Friday, February 2, 2007

The Sum of All Parts

Collaboration is defined as follows by the Webster Dictionary:

Main Entry:        col·lab·o·rate
Pronunciation:        k&-'la-b&-"rAt
Function:        intransitive verb
Inflected Form(s):        -rat·ed; -rat·ing
Etymology:        Late Latin collaboratus, past participle of collaborare to labor together, from Latin com- + laborare to labor -- more at LABOR
1 : to work jointly with others or together especially in an intellectual endeavor

Granted, the intellectual part is a little iffy. However, I learned this past year that, though it might start with the script, by no means does it stop there.

Having had the great fortune to work with actors who brought to life the characters and worlds I had created on paper, I received a training that no screenwriting book could begin to touch on.

As screenwriters, we tend to work in a bubble. Alone for hours in our own head, and the characters we create become a sort of extended family. A family that we become protective of. Only we know what they are truly feeling and what they might or might not say. Well, until you actually work with actors, one-on-one, you’re only getting a small piece of the puzzle.

Think of your script as your baby. We bring it to life, but as with all children, we eventually have to put it out into the world. While out in the world, our children will come face-to-face with a number of different people and challenges, and each person and challenge will demand something new and intriguing from them. They’ll be seen in a different light from which we raised them. And that is great. It’s called growth.

Every script that I write equals potential. Potential to be more (and sometimes less) than what I perceived. My goal is to get a few others to also see this potential. What they see may be different. They may see things in characters I never realized. They may see other worlds that my characters can thrive in.

I also had the great fortune of writing, directing and editing two short films that SUCKED. But it’s what I learned in the process.
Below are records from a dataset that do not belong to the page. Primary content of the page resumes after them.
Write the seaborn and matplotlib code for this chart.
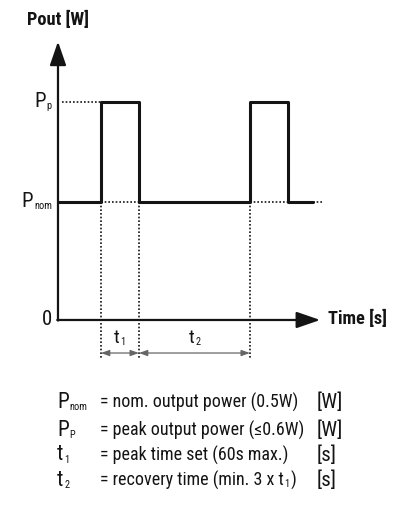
import numpy as np
import pandas as pd
import seaborn as sns
import matplotlib.pyplot as plt
from matplotlib import font_manager as fm

# ---- data (schematic units) ----
p_nom = 1.0
p_peak = 1.85
pulse_starts = [1.13, 5.05]
pulse_width = 1.0
t_end_solid = 6.71
t_end_dotted = 6.95
x_axis_end = 6.90
y_axis_end = 2.36
level_labels = [("0", ""), ("P", "nom"), ("P", "p")]
level_values = [0.0, p_nom, p_peak]
interval_labels = [("t", "1"), ("t", "2")]
legend_symbols = [("P", "nom"), ("P", "P"), ("t", "1"), ("t", "2")]
legend_texts = ["= nom. output power (0.5W)", "= peak output power (\u22640.6W)",
                "= peak time set (60s max.)", "= recovery time (min. 3 x t"]
legend_text_tail = ["", "", "", ("1", ")")]
legend_units = ["[W]", "[W]", "[s]", "[s]"]

# build the step waveform
t_pts, p_pts = [0.0], [p_nom]
for s in pulse_starts:
    t_pts += [s, s, s + pulse_width, s + pulse_width]
    p_pts += [p_nom, p_peak, p_peak, p_nom]
t_pts.append(t_end_solid)
p_pts.append(p_nom)
wave = pd.DataFrame({"t": t_pts, "p": p_pts})

# pick the narrowest installed family available
names = sorted({f.name for f in fm.fontManager.ttflist})
cands = [n for n in names if ("Narrow" in n or "Condensed" in n)]
pref = ["Liberation Sans Narrow", "Roboto Condensed", "Open Sans Condensed"]
chosen = None
for p in pref + cands + ["Roboto", "Liberation Sans"]:
    if p in names:
        chosen = p
        break
if chosen is None:
    chosen = "DejaVu Sans"

sns.set_theme(style="white")
plt.rcParams["font.family"] = [chosen, "DejaVu Sans"]

fig = plt.figure(figsize=(4, 5.09), dpi=100)
ax = fig.add_axes([0, 0, 1, 1])
ax.set_xlim(-1.526, 9.0)
ax.set_ylim(-1.602, 2.712)
ax.axis("off")
renderer = fig.canvas.get_renderer()
ink = "#141414"


def fit(t, target_w, max_size):
    w = t.get_window_extent(renderer).width
    t.set_fontsize(min(max_size, t.get_fontsize() * target_w / w))


def sub_label(x, y, main, sub, size, sub_size, transform, ha="left"):
    """Main glyph with a small subscript; returns right-most text artist."""
    m = ax.text(x, y, main, ha="left", va="center", fontsize=size, color=ink,
                transform=transform)
    if not sub:
        if ha == "right":
            m.set_ha("right")
        return m
    s = ax.annotate(sub, xy=(1.0, 0.12), xycoords=m, xytext=(0.6, 0),
                    textcoords="offset points", ha="left", va="baseline",
                    fontsize=sub_size, color=ink)
    if ha in ("right", "center"):
        fig.canvas.draw()
        wm = m.get_window_extent(renderer).width
        ws = s.get_window_extent(renderer).width
        tot = wm + ws + 0.6 * fig.dpi / 72
        shift = tot if ha == "right" else tot / 2
        px, py = transform.transform((x, y))
        nx, ny = transform.inverted().transform((px - shift, py))
        m.set_position((nx, ny))
    return s


# axes with arrows
arrow_kw = dict(arrowstyle="-|>,head_length=1.45,head_width=0.5", lw=1.6,
                color=ink, shrinkA=0, shrinkB=0, mutation_scale=10)
ax.annotate("", xy=(0, y_axis_end), xytext=(0, -0.005), arrowprops=arrow_kw)
ax.annotate("", xy=(x_axis_end, 0), xytext=(-0.02, 0), arrowprops=arrow_kw)

# dotted guides
dot = dict(color=ink, lw=1.2, ls=(0, (1, 1.2)))
ax.plot([0.1, pulse_starts[0]], [p_peak, p_peak], **dot)
for s in pulse_starts:
    ax.plot([s, s + pulse_width], [p_nom, p_nom], **dot)
ax.plot([t_end_solid, t_end_dotted], [p_nom, p_nom], **dot)
v_marks = [pulse_starts[0], pulse_starts[0] + pulse_width, pulse_starts[1]]
for v in v_marks:
    ax.plot([v, v], [p_nom, -0.33], **dot)

# waveform
sns.lineplot(data=wave, x="t", y="p", sort=False, estimator=None, ax=ax,
             color=ink, lw=2.2)

# dimension arrows
dim_y = -0.28
dim_kw = dict(arrowstyle="<|-|>,head_length=0.5,head_width=0.18", lw=0.9,
              color="#666666", shrinkA=0, shrinkB=0, mutation_scale=10)
for a, b, (mn, sb) in zip(v_marks[:-1], v_marks[1:], interval_labels):
    ax.annotate("", xy=(b, dim_y), xytext=(a, dim_y), arrowprops=dim_kw)
    sub_label((a + b) / 2, -0.15, mn, sb, 14, 7.5, ax.transData, ha="center")

# level labels
for (mn, sb), val in zip(level_labels, level_values):
    sub_label(-0.16, val, mn, sb, 15, 7.5, ax.transData, ha="right")

t_pout = ax.text(-0.82, 2.54, "Pout [W]", ha="left", va="center", fontsize=18,
                 fontweight="bold", color=ink)
fit(t_pout, 62, 18)
t_time = ax.text(7.1, 0.01, "Time [s]", ha="left", va="center", fontsize=18,
                 fontweight="bold", color=ink)
fit(t_time, 59, 18)

# legend lines
rows_y = [402, 430, 455, 480]
txt_objs = []
for yy, (mn, sb), txt, unit in zip(rows_y, legend_symbols, legend_texts, legend_units):
    fy = 1 - yy / 509
    sub_label(57 / 400, fy, mn, sb, 15.5, 7.5, fig.transFigure)
    txt_objs.append(ax.text(100 / 400, fy, txt, ha="left", va="center",
                            fontsize=15, color=ink, transform=fig.transFigure))
    ax.text(317 / 400, fy, unit, ha="left", va="center", fontsize=15, color=ink,
            transform=fig.transFigure)
w = txt_objs[1].get_window_extent(renderer).width
size = min(15, 15 * 205 / w)
for t in txt_objs:
    t.set_fontsize(size)
# subscript + closing parenthesis on the last row
last = txt_objs[3]
sub_t = ax.annotate(legend_text_tail[3][0], xy=(1.0, 0.12), xycoords=last,
                    xytext=(0.5, 0), textcoords="offset points", ha="left",
                    va="baseline", fontsize=7.5, color=ink)
ax.annotate(legend_text_tail[3][1], xy=(1.0, 0.5), xycoords=last,
            xytext=(4.6, 0), textcoords="offset points", ha="left",
            va="center", fontsize=size, color=ink)

fig.savefig("out.png", dpi=100, facecolor="white")
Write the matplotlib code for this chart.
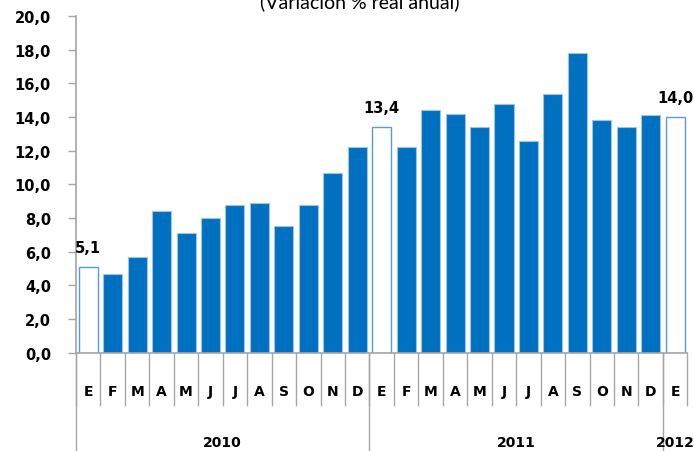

I now understood the role of a director, that what was written on the page is not always so easily projected on screen. That the director must now take ownership of this material in order to film the best possible story. That lighting, setting, and actors take the place of simple words on a page.

I totally fell in love with editing, spending countless hours at my Mac cutting and splicing images to tell a story, while discovering moments that had not been on the page or been viewed from behind the camera lens. Editing is yet another step in bringing to life the potential for greatness - or at the very least, an entertaining movie.

So, pick up a camera, gather some actors, purchase some editing software. Writing is a craft, but making a movie goes beyond just the craft of writing. Understand the beauty (and frustration) of what you seek to be a part of. Knowing is half the battle.